Un «nouvel équilibre» est nécessaire entre «l’importance d’un bon aéroport international, d’un bon climat d’affaires et l’importance d’un environnement de vie meilleur et plus sain», a déclaré le ministre néerlandais Mark Harbers. Dans une lettre au Parlement, le gouvernement néerlandais affirme qu’«avec ce nombre de vols, Schiphol peut maintenir son réseau international de destinations».
Sachant que l’aéroport de Roissy-Charles-de-Gaulle connaît un trafic similaire à celui de Schiphol (500 000 mouvements par an environ en 2019), nous demandons que, à l’exemple de Schiphol, le trafic à Roissy soit plafonné à 440 000 mouvements par an. Ce plafonnement doit être associé à d’autres mesures préconisées depuis des années par les associations : couvre-feu nocturne, procédures opérationnelles de moindre bruit, suppression des avions les plus bruyants…
Aujourd’hui, 1,4 million de Franciliens sont exposés à un niveau de bruit dépassant les valeurs-guide de l’OMS, et jusqu’à trois années de vie en bonne santé sont perdues sous les couloirs aériens de Roissy. Le grave impact sanitaire du bruit aérien est désormais démontré par une étude scientifique conduite à l’échelle nationale. L’État ne peut cautionner une telle situation et doit agir pour préserver la santé des Franciliens.

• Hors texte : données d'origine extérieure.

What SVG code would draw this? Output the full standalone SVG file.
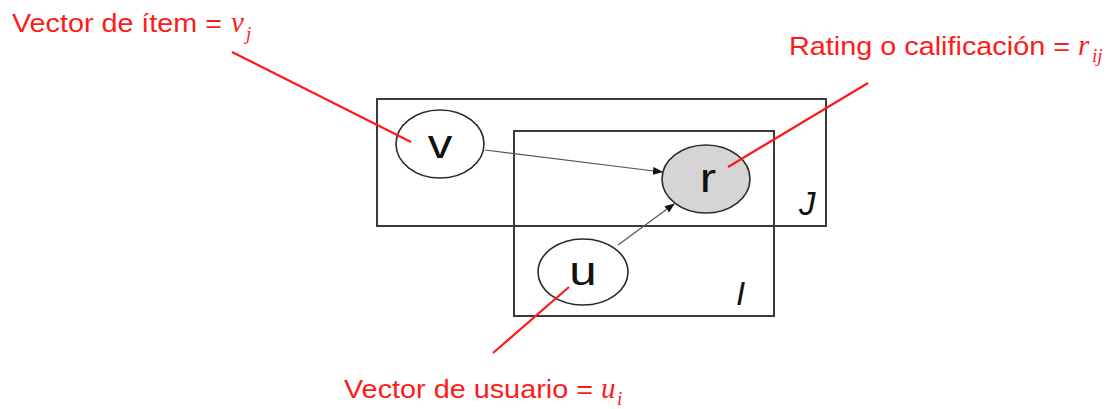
<svg xmlns="http://www.w3.org/2000/svg" width="1116" height="409" viewBox="0 0 1116 409">
<defs>
<style>
.plate{fill:none;stroke:#3a3a3a;stroke-width:2}
.node{fill:#fff;stroke:#2a2a2a;stroke-width:1.6}
.obs{fill:#d6d4d5;stroke:#2a2a2a;stroke-width:1.6}
.nl{font-family:"Liberation Sans",Arial,sans-serif;font-size:41px;fill:#111;text-anchor:middle}
.pl{font-family:"Liberation Sans",Arial,sans-serif;font-style:italic;font-size:33px;fill:#111}
.edge{stroke:#555;stroke-width:1.2;fill:none;marker-end:url(#ah)}
.ann{stroke:#ff1a1a;stroke-width:2.2;fill:none}
.lab{font-family:"Liberation Sans",Arial,sans-serif;font-size:25px;fill:#ff1a1a}
.math{font-family:"Liberation Serif","DejaVu Serif",serif;font-style:italic;fill:#ff1a1a}
</style>
<marker id="ah" markerWidth="10" markerHeight="8" refX="9" refY="4" orient="auto" markerUnits="userSpaceOnUse">
<path d="M0,0 L10,4 L0,8 z" fill="#111"/>
</marker>
</defs>
<rect width="1116" height="409" fill="#fff"/>
<g id="plate-J">
<rect class="plate" x="377" y="99" width="449" height="127"/>
<text class="pl" x="799" y="215">J</text>
</g>
<g id="plate-I">
<rect class="plate" x="514" y="131" width="260" height="185"/>
<text class="pl" x="736" y="305">I</text>
</g>
<g id="connectors">
<line class="edge" x1="485" y1="150" x2="662" y2="172"/>
<line class="edge" x1="618" y1="245" x2="674" y2="204"/>
</g>
<g id="node-v">
<ellipse class="node" cx="440" cy="144" rx="44" ry="34"/>
<text class="nl" transform="translate(440,158) scale(1.2,1)">v</text>
</g>
<g id="node-r">
<ellipse class="obs" cx="706" cy="179" rx="44" ry="34"/>
<text class="nl" transform="translate(708,192) scale(1.2,1)">r</text>
</g>
<g id="node-u">
<ellipse class="node" cx="583" cy="272" rx="45" ry="33"/>
<text class="nl" transform="translate(583,285) scale(1.2,1)">u</text>
</g>
<g id="annotations">
<line class="ann" x1="232" y1="52" x2="411" y2="142"/>
<line class="ann" x1="868" y1="83" x2="728" y2="167"/>
<line class="ann" x1="569" y1="287" x2="493" y2="353"/>
</g>
<g id="label-item">
<text class="lab" x="12" y="32" textLength="210" lengthAdjust="spacingAndGlyphs">Vector de ítem =</text>
<text class="math" x="231" y="32" font-size="29">v</text>
<text class="math" x="246" y="40" font-size="19">j</text>
</g>
<g id="label-rating">
<text class="lab" x="789" y="55" textLength="281" lengthAdjust="spacingAndGlyphs">Rating o calificación =</text>
<text class="math" x="1078" y="55" font-size="29">r</text>
<text class="math" x="1092" y="62" font-size="19">ij</text>
</g>
<g id="label-user">
<text class="lab" x="344" y="398" textLength="249" lengthAdjust="spacingAndGlyphs">Vector de usuario =</text>
<text class="math" x="601" y="398" font-size="29">u</text>
<text class="math" x="617" y="405" font-size="19">i</text>
</g>
</svg>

Un plafonnement à 440000 mouvements par an à Roissy serait également une étape importante dans la lutte contre le changement climatique, qui a durement frappé la France cet été. En effet, Roissy pèse lourdement dans le bilan carbone de notre pays: près de 4% de nos émissions de CO2! Et beaucoup plus si on intègre – comme nous devrions le faire – l’effet sur le climat des traînées de condensation et des oxydes d’azote émis en altitude. Comme le souligne le nouveau rapport du Haut Conseil pour le climat, «le secteur aérien doit engager sa décarbonation par la maîtrise de la demande» car les progrès technologiques et les carburants alternatifs ne suffiront pas dans les délais requis. C’est aussi ce que démontrent plusieurs études récentes (ici ou ici) réalisées par des acteurs du secteur aérien.

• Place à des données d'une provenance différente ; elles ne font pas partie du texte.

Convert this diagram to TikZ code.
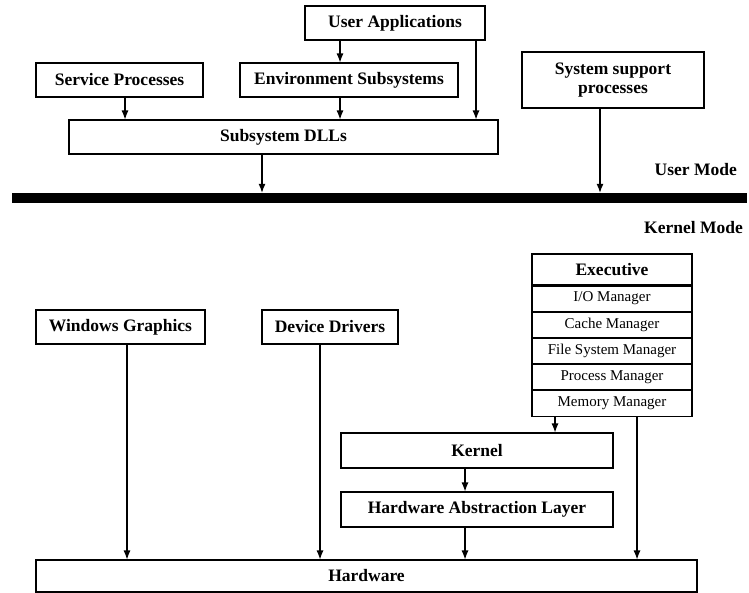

Pour respecter les objectifs climat de l’accord de Paris et contribuer aux efforts de sobriété, une réduction progressive du trafic aérien à l’échelle nationale (et internationale) est indispensable – réduction qui doit s’accompagner de mesures d’équité sociale et de préservation de l’emploi. Un plafonnement et une trajectoire de diminution des émissions de gaz à effet de serre par aéroport sont également nécessaires, car limiter uniquement le nombre de vols ne serait pas à même d’empêcher l’accroissement des émissions induites par une augmentation de la taille des avions et des distances parcourues.
Nos associations sont à votre disposition pour engager des discussions avec les acteurs de la plateforme de Roissy afin de mettre en place cette première mesure nécessaire pour préserver la santé des riverains mais aussi le climat, alors que le président de la République, M. Emmanuel Macron, a annoncé vouloir faire de la France «une grande nation écologique».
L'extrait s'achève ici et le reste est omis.